Thought Box

Kaleidoscope - No Lese Majeste Intended

Kaleidoscope - No Lese Majeste Intended

by Deepa Gahlot October 10 2016, 12:17 pm Estimated Reading Time: 3 mins, 21 secs

One of the most popular plays by the National Theatre, London is The Audience, which thank to the NT Live programme that allows audience around the world to watch their grand stage productions on screen, was made accessible to audiences in Mumbai. Written by Peter Morgan and directed by Stephen Daldry, The Audience imagines what happens at the Buckingham Palace where, for sixty years, Queen Elizabeth II meets the Prime Ministers of the UK every Tuesday and discusses with them matters to do with the country.
 
The Queen — and who but the magnificent Helen Mirren could have played her — has met each of the 12 ministers who have been elected during her reign from Winston Churchill to David Cameron. What is said at these meetings is completely secret, but the playwright guesses at what could have transpired when Downing Street interacted with Buckingham Palace, and it is an extraordinary piece of writing, meticulously researched, presented with warmth, humour and without judgment on the pros and cons of a monarchy in a democratic society.
 
What is truly remarkable is that the play was staged without protest from the royal family, or the Queen herself. Nobody questioned Morgan’s right to create such a play, or stopped the production company from staging it.
 
And to think, that not only is the Queen and few of the prime ministers alive, there has been no attempt to stop the production of the play, censor the script or attack the performance. Morgan’s play is critical of several policy decisions of the PMs, is affectionate towards the Queen, but not completely besotted. Very cleverly it brings in various ups and downs in British history and pulls no punches. This sort of thing would simply not be possible in India.
 
According to reports in the British press, members of the royal staff have been to see the play incognito and suggested some changes, which were incorporated into the performance.

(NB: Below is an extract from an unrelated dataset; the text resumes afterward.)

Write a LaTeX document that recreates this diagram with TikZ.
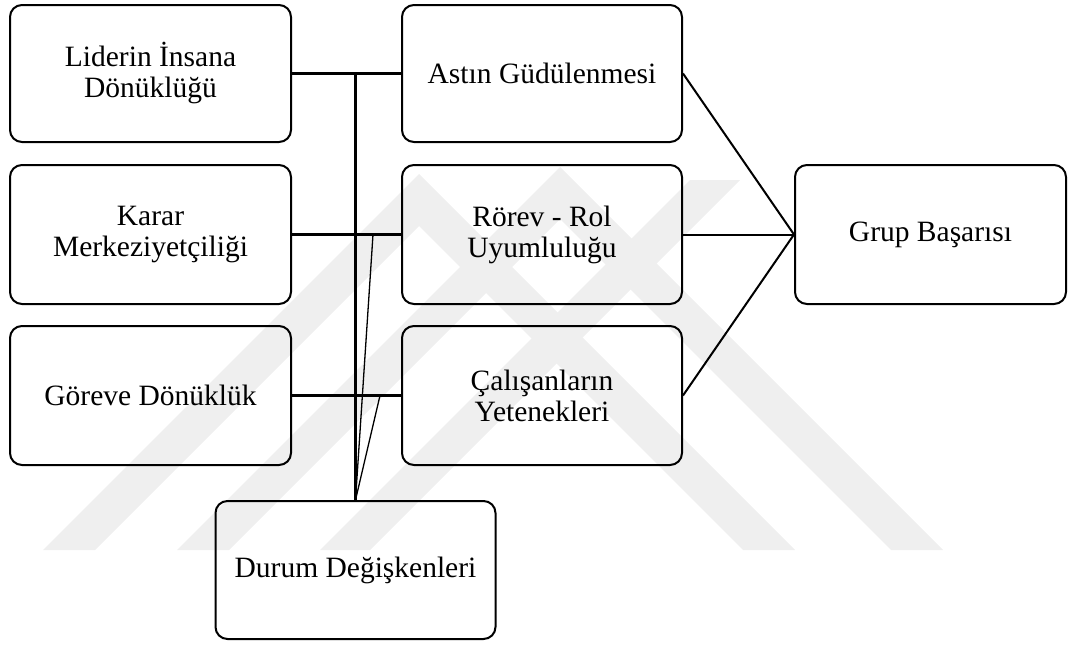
\documentclass[tikz,border=0pt]{standalone}
\usepackage{fontspec}
\setmainfont{Liberation Serif}
\definecolor{wm}{HTML}{EFEFEF}
\begin{document}
\begin{tikzpicture}[x=1pt,y=-1pt,
  box/.style={draw=black, line width=2pt, rounded corners=12pt, fill=none,
    align=center, inner sep=0pt, font=\fontsize{29.5}{31}\selectfont},
  lbox/.style={box, minimum width=281pt},
  mbox/.style={box, minimum width=280pt},
  thick3/.style={line width=3pt},
  thin1/.style={line width=1.3pt},
  right2/.style={line width=2pt}]
\useasboundingbox (0,0) rectangle (1070,645);
% watermark
\fill[wm] (43,550) -- (419,174) -- (795,550) -- (743,550) -- (419,226) -- (95,550) -- cycle;
\fill[wm] (177,550) -- (560,167) -- (943,550) -- (891,550) -- (560,219) -- (229,550) -- cycle;
\fill[wm] (320,550) -- (690,180) -- (740,180) -- (370,550) -- cycle;
% boxes
\node[lbox, minimum height=137pt] (lid) at (150.5,73.5) {Liderin İnsana\\Dönüklüğü};
\node[lbox, minimum height=139pt] (kar) at (150.5,234.5) {Karar\\Merkeziyetçiliği};
\node[lbox, minimum height=139pt] (gor) at (150.5,395.5) {Göreve Dönüklük};
\node[mbox, minimum height=137pt] (ast) at (542,73.5) {Astın Güdülenmesi};
\node[mbox, minimum height=139pt] (ror) at (542,234.5) {Rörev - Rol\\Uyumluluğu};
\node[mbox, minimum height=139pt] (cal) at (542,395.5) {Çalışanların\\Yetenekleri};
\node[box, minimum width=271pt, minimum height=139pt] (grp) at (930.5,234.5) {Grup Başarısı};
\node[box, minimum width=280pt, minimum height=138pt] (dur) at (355.5,570) {Durum Değişkenleri};
% helper coordinates
\coordinate (d2) at (373,234.5);
\coordinate (d3) at (380,395.5);
% connectors
\draw[thick3] (lid.east) -- (ast.west);
\draw[thick3] (kar.east) -- (ror.west);
\draw[thick3] (gor.east) -- (cal.west);
\draw[thick3] (dur.north) -- (dur.north |- lid.east);
\draw[thin1] (dur.north) -- (d2);
\draw[thin1] (dur.north) -- (d3);
\draw[right2] (ast.east) -- (grp.west);
\draw[right2] (ror.east) -- (grp.west);
\draw[right2] (cal.east) -- (grp.west);
\end{tikzpicture}
\end{document}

It has proved to be a great hit, won Olivier awards for Mirren and Richard McCabe playing Harold Wilson.
 
Charles Spencer of The Telegraph commented, “What a great if faintly guilty pleasure this play proves. In times past, the dramatist Peter Morgan would have been locked up in the tower for such impudent lese-majesty, and might have counted himself lucky to have kept his head on his shoulders.”
 
Morgan had also written the screenplay for the 2006 film, The Queen, about the crisis that the royal family faced after the death of Princess Diana. Mirren had played the role then too and won an Oscar for it. He is quoted in The Telegraph, “I am really not that interested in her as a person. I am interested in what it is to be British and she happens to be a central component of that, of who we are, and how our country is put together.”
 
Imagine, in India, even a minor political figure being picked as a subject for a play or film, the writer would have to submit the work to the person or his/her family, relatives, party members and so on, for approval.
 
Of course, they would expect a hagiography — not even a hint of criticism would be tolerated. If by chance the script actually passed this bit of scrutiny and reached the stage (or screen), the slightest deviation from the material submitted, or the subject not being presented in glowing terms, preferably with a halo round the head, and there are chances that the production would be axed.
 
If, by some miracle, it actually got produced and reached the public, then the subject or any self-appointed spokesperson could get a band of hooligans to attack the theatre and the audience, if they found anything remotely objectionable. If the work survived all roadblocks, it would be so watered down or phony that nobody but the subject and the sycophant would be interested in watching it.